**Task details**
Reply with one number only: the count of lines below that contain the word "chart".
====================
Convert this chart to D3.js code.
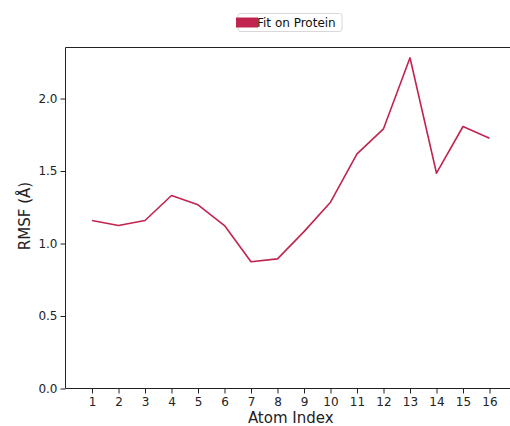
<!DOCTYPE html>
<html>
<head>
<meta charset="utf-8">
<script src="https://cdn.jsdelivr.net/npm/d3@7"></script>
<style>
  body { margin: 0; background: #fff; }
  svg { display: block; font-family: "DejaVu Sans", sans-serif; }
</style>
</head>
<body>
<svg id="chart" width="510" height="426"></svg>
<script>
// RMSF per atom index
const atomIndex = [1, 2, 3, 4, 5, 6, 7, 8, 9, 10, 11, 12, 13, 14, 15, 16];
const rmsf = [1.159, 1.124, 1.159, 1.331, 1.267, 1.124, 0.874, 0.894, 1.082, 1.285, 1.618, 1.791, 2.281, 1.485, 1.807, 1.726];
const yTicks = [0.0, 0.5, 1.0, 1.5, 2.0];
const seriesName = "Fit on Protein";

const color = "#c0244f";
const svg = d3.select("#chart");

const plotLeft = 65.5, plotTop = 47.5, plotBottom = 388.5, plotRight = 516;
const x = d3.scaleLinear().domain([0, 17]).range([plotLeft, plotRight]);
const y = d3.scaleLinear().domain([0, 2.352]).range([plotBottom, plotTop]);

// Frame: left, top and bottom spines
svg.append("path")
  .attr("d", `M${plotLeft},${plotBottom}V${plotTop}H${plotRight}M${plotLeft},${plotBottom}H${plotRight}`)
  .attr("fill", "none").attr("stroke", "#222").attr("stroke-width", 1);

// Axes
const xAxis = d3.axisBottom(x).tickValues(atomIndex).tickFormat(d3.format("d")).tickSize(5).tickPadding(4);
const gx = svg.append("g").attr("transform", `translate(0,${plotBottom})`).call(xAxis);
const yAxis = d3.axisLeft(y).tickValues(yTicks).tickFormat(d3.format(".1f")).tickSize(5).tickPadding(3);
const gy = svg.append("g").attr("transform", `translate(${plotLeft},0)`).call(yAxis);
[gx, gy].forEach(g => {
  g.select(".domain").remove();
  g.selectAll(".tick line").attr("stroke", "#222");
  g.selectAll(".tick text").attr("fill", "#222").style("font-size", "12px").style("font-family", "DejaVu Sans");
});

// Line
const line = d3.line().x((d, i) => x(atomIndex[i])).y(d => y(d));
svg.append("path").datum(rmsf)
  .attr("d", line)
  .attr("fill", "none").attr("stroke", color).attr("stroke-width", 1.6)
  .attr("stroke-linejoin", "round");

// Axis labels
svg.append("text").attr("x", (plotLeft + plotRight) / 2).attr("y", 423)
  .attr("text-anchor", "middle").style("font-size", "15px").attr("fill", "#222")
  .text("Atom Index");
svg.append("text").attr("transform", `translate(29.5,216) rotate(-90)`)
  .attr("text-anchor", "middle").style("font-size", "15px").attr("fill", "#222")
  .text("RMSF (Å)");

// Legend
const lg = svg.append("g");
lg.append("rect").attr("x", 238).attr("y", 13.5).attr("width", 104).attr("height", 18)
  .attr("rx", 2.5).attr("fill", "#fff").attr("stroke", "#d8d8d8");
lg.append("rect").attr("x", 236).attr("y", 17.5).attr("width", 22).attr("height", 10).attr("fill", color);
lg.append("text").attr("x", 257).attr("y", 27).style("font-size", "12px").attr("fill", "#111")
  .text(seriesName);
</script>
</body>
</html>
====================
**Written solution**
3